Review Summary: i want to dream too
It's no lie that any effort to bring something new to black metal can be rather polarizing unless it already has ties within the genre. Even the geography of the band can make a big difference as to how well it will be recieved, which is a shame, because there's some genuinely great black metal that comes from the US, all of the negative hype aside. This band definitely fall victim to such negative press for all of the wrong reasons as opposed to, by large, the quality of their music.
Deafheaven are a US black metal band that mix elements of post-rock into their music with perhaps a few tastes of screamo in the vocals and overall chaos, despite the rather positive tone of many of these tracks. Right off the bat you'll have your purists crying foul and where I don't stand with the purists, I'm very far from the camp that praises Roads to Judah, their debut, like the second coming. The cleanly produced yet soaked-in-reverb sound just makes the whole thing frustrating and the songs just don't flow in interesting ways, not to mention none of the tracks have a good riff to their name and solely relied on the textures rather than the content. That's far from a bad concept but when the production is just as confused as the compositions it just makes the whole thing a true try on patience affair. It's a real exercize in frustration from start to finish but it wasn't without potential.
So let's begin by saying that Sunbather is at the very least not a rehash, nor does it fall into the same potholes. Sunbather definitely doesn't sound confused and it sounds like it's much more aware of how it wants to sound rather than relying on tried-and-true aesthetics. The album is far more direct, more finely tuned in its production and construction which makes this album infinitely more enjoyable than the debut. What's more they actually write decent riffs now, though they take a lot from the Envy positive post-rock affair, especially with the screamo influence too but it doesn't sound like a contrived copycat attempt and they put their own spin on it. They keep the very upfront focus of screamo but finetune it to make it far more suited for more song lengths by pushing the vocals into the background and adding variation to the riffs here and there. But there are several reasons why Envy excel at this concept and Deafheaven falter, and much of it is in the blastbeat-happy focus that this album strives for.
Intensity doesn't really sound like intensity when you become adjusted to it and have heard it for too long and it's the total lack of variation in this album that kills its momentum. Just about every track on this album (except the interludes) is constant blastbeats for about 90% of the runtime and it completely forgets what it one of the most important aspects of post-rock - build and release. The reason that the climaxes in Godspeed You! Black Emperor's tracks sound so huge is because the rest of the track builds up to those moments. If you were to hear them standalone they simply wouldn't impress in the same way, which is unfortunately the biggest flaw of Sunbather's pacing.
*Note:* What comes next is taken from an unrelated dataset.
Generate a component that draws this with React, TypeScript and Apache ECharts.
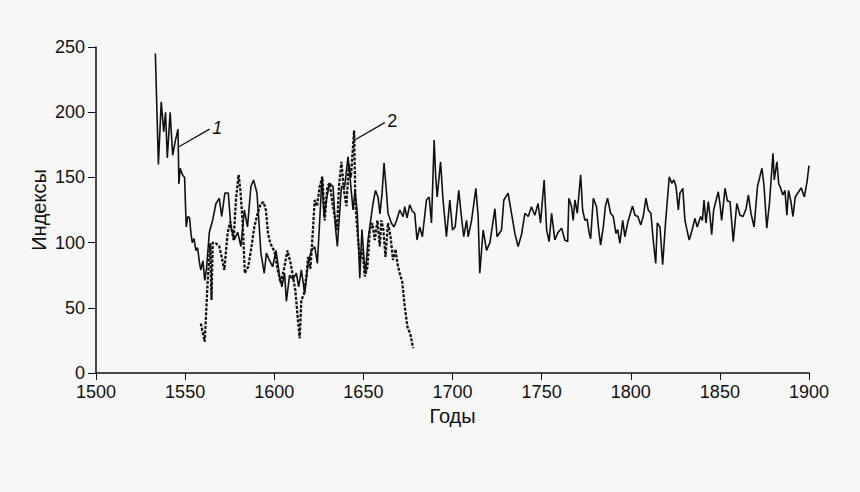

But a larger problem is that the pacing issues aren't just isolated within the tracks - it's in the whole album too. You have four overlong tracks bookmarked by three interludes, two of them completely useless and tacked on without much thought that don't really segue the tracks at all and if you were to not listen to them you wouldn't be missing out on just about anything. Sunbather is frustrating because it's really onto something but it's almost like the band made a concious decision to fall short of their own concept and ambition. Positivity and intensity works, it just needs balance and a lot of refinement which Sunbather doesn't have a lot of. On the surface it seems refined and with a very balanced sound and production but it's just so fundamentally flawed in its songwriting that it never reaches what it could. Perhaps if the interludes were a lot better they'd have made these tracks not seem so overlong but they just aren't that good.
So what we're left with is a case of 'what could have been'. The way 'Dream House' progresses and balances out the intensity and delicate tones is great, and the way it segues into the next track but the rest of the tracks just seem like blueprints in comparison that just can't nail the balance right, along with the pointless interludes that make the record all the more frustrating. Sunbather is worth hearing but there's no lasting appeal to really be had because they just didn't expand on and refine it. Pity, too.